Spouse confessed he never found me sexually attractive because of my weight

It hurts more than I care to admit. We've been married a year and a half and together for 6. I've been fat for the entirety of that time and for most of my life, despite my best efforts. I'm giving the weight loss thing another go with CICO/IF and I've already lost 5lbs but in my heart, I don't believe I have the self-discipline to be consistent enough to get far with it. Even if the umpteenth time is the charm and I manage to lose upwards of 80lbs, it's almost guaranteed I'll have a lot of loose skin and I don't believe he'll find me attractive then either.

Until his admission, I was mostly coming to terms with the fact that I'm 30 now and have never been slim and probably never will be. I didn't love my figure but I didn't hate it either. I wear my excess weight well--something he agrees with. However, now I'm struggling with feeling like I must come to terms with the fact that no one, not even my husband, is ever going to desire me.

I recognize that my angst falls at the nexus of weight, self-image, and relationship issues, and that a healthy solution addresses all angles. Oddly enough, while I often lurk in this sub for motivation, I think the goal of this post is actually relationship advice.

Knowing that my husband married me thinking that I'm "pretty but not sexually attractive" really cuts, to the point I'm considering leaving. Maybe that's an overreaction; he knew what he was in for when he married me, after all, and he loves me nonetheless. But it feels really bad, especially since I'm very physical with how I express love.

My question to the community is, has anyone's relationship recovered from something similar? Specifically, was your partner less or not at all attracted to you from the outset, and then as you lost a significant amount of weight, you discovered passion in the relationship that hadn't existed before? I suspect the more common case is "I lost the weight and met someone else" but I'd really love to hear success stories of turning a tepid relationship into something fiery to give me hope that there's still something worth trying for here.

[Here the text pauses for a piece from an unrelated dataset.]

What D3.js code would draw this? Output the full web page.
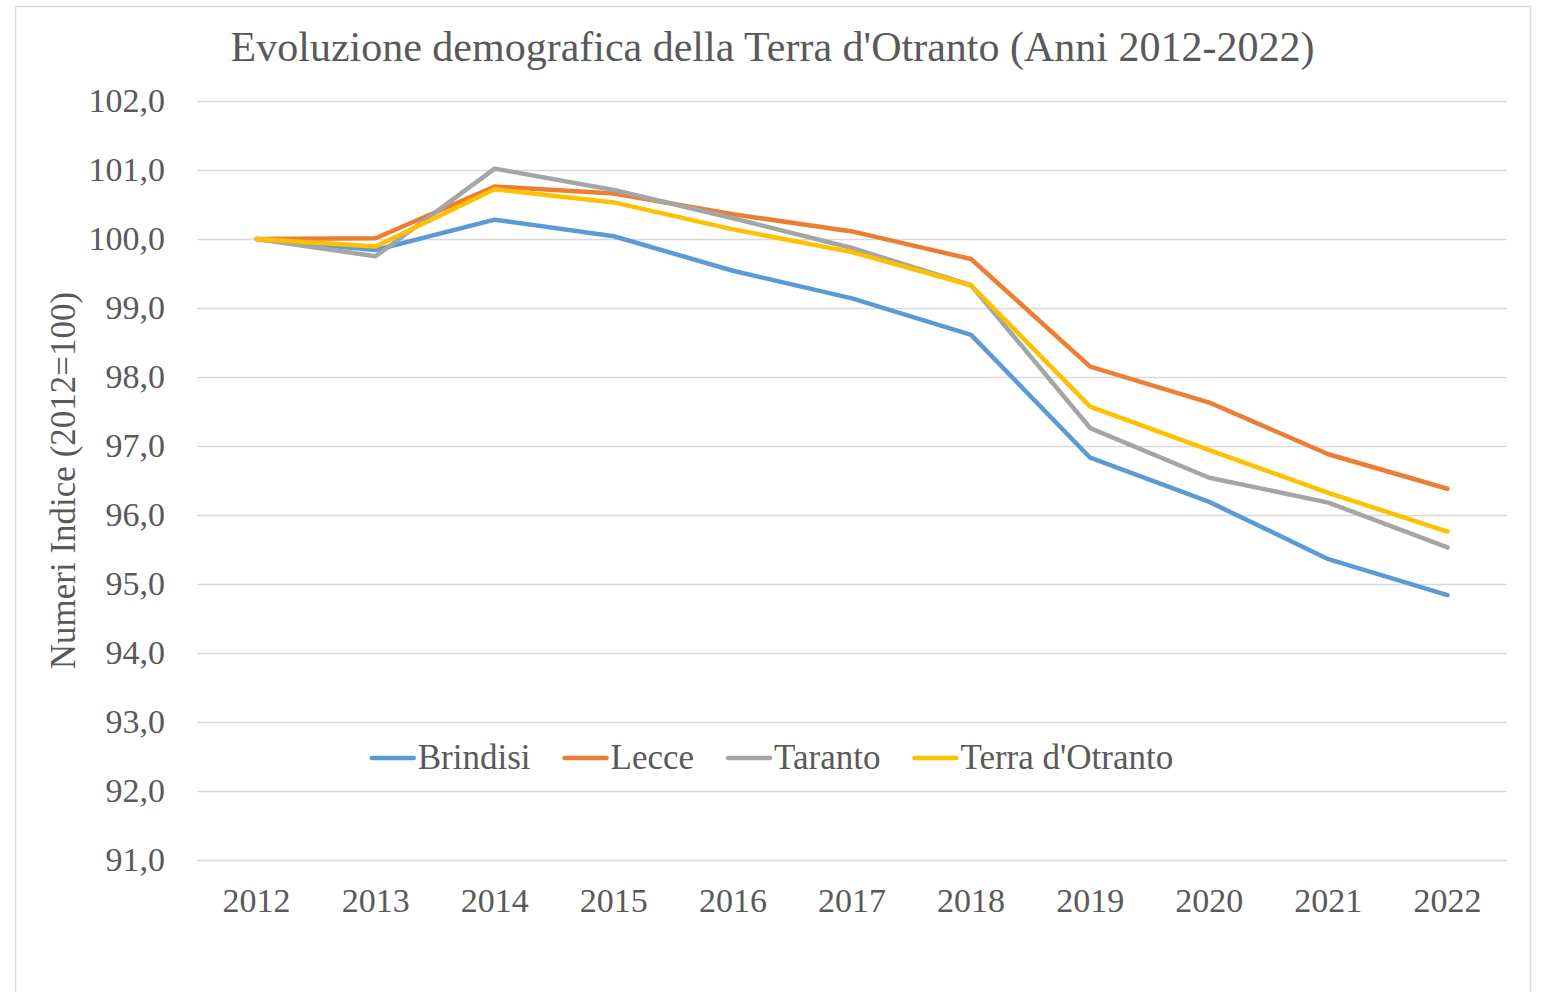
<!DOCTYPE html>
<html>
<head>
<meta charset="utf-8">
<script src="https://cdn.jsdelivr.net/npm/d3@7"></script>
<style>
  body { margin: 0; background: #fff; }
  text { font-family: "Liberation Serif", serif; fill: #595959; }
</style>
</head>
<body>
<svg width="1542" height="992"></svg>
<script>
const YEARS = ['2012', '2013', '2014', '2015', '2016', '2017', '2018', '2019', '2020', '2021', '2022'];
const BRINDISI = [100, 99.84, 100.28, 100.04, 99.54, 99.14, 98.61, 96.83, 96.19, 95.36, 94.84];
const LECCE = [100, 100.01, 100.76, 100.66, 100.36, 100.11, 99.71, 98.15, 97.63, 96.88, 96.38];
const TARANTO = [100, 99.75, 101.02, 100.71, 100.30, 99.87, 99.33, 97.26, 96.54, 96.18, 95.53];
const TERRA = [100, 99.89, 100.72, 100.53, 100.14, 99.81, 99.33, 97.57, 96.94, 96.32, 95.76];
const Y_TICKS = [91, 92, 93, 94, 95, 96, 97, 98, 99, 100, 101, 102];

const SERIES = [
    { name: 'Brindisi', values: BRINDISI, color: '#5B9BD5' },
    { name: 'Lecce', values: LECCE, color: '#ED7D31' },
    { name: 'Taranto', values: TARANTO, color: '#A5A5A5' },
    { name: "Terra d'Otranto", values: TERRA, color: '#FFC000' },
];

const PLOT = { left: 197, right: 1507, top: 101, bottom: 860 };

const svg = d3.select('svg');

// chart border
svg.append('rect')
    .attr('x', 15.5).attr('y', 6.5)
    .attr('width', 1515).attr('height', 1000)
    .attr('fill', 'none')
    .attr('stroke', '#d9d9d9')
    .attr('stroke-width', 1.5);

const xScale = d3.scaleBand()
    .domain(YEARS)
    .range([PLOT.left, PLOT.right]);

const yScale = d3.scaleLinear()
    .domain([91, 102])
    .range([PLOT.bottom, PLOT.top]);

// gridlines + y labels
const yAxis = svg.append('g')
    .attr('transform', `translate(${PLOT.left}, 0)`)
    .call(d3.axisLeft(yScale)
        .tickValues(Y_TICKS)
        .tickSize(-(PLOT.right - PLOT.left))
        .tickPadding(32)
        .tickFormat(d => d3.format('.1f')(d).replace('.', ',')));
yAxis.select('.domain').remove();
yAxis.selectAll('line').attr('stroke', '#d9d9d9').attr('stroke-width', 1.5);
yAxis.selectAll('text')
    .attr('fill', '#595959')
    .style('font-family', '"Liberation Serif", serif')
    .style('font-size', '34px');

// x labels
const xAxis = svg.append('g')
    .attr('transform', `translate(0, ${PLOT.bottom})`)
    .call(d3.axisBottom(xScale).tickSize(0).tickPadding(28));
xAxis.select('.domain').remove();
xAxis.selectAll('text')
    .attr('fill', '#595959')
    .style('font-family', '"Liberation Serif", serif')
    .style('font-size', '34px');

// lines
const line = d3.line()
    .x((d, i) => xScale(YEARS[i]) + xScale.bandwidth() / 2)
    .y(d => yScale(d));

svg.append('g')
    .selectAll('path')
    .data(SERIES)
    .enter()
    .append('path')
    .attr('d', s => line(s.values))
    .attr('fill', 'none')
    .attr('stroke', s => s.color)
    .attr('stroke-width', 4.5)
    .attr('stroke-linecap', 'round')
    .attr('stroke-linejoin', 'round');

// title
svg.append('text')
    .attr('x', 772.5)
    .attr('y', 61)
    .attr('text-anchor', 'middle')
    .style('font-size', '42px')
    .text("Evoluzione demografica della Terra d'Otranto (Anni 2012-2022)");

// y axis title
svg.append('text')
    .attr('transform', `translate(75, ${(PLOT.top + PLOT.bottom) / 2}) rotate(-90)`)
    .attr('text-anchor', 'middle')
    .style('font-size', '35px')
    .text('Numeri Indice (2012=100)');

// legend
const legend = svg.append('g');
const items = legend.selectAll('g')
    .data(SERIES)
    .enter()
    .append('g');
items.append('line')
    .attr('x1', 0).attr('x2', 42)
    .attr('y1', 0).attr('y2', 0)
    .attr('stroke', s => s.color)
    .attr('stroke-width', 4.5)
    .attr('stroke-linecap', 'round');
items.append('text')
    .attr('x', 46)
    .attr('y', 11)
    .style('font-size', '35px')
    .text(s => s.name);

let offset = 0;
items.each(function () {
    const w = 46 + this.querySelector('text').getComputedTextLength();
    d3.select(this).attr('transform', `translate(${offset}, 0)`);
    offset += w + 34;
});
const legendWidth = offset - 34;
legend.attr('transform', `translate(${772.5 - legendWidth / 2}, 758)`);
</script>
</body>
</html>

Edit: I don't have the energy to reply to each comment but I am reading and appreciate everyone's input. To answer some common questions:

  1. Our sex life is barely existent and is driven largely by my own efforts. This has always been true but in the past he's blamed work stress or other things.
  2. He only admitted it after I pressed him about why we don't have any passion in our relationship.
  3. He's otherwise a very kind, loving man with a gentle spirit. He's my best friend and number one supporter.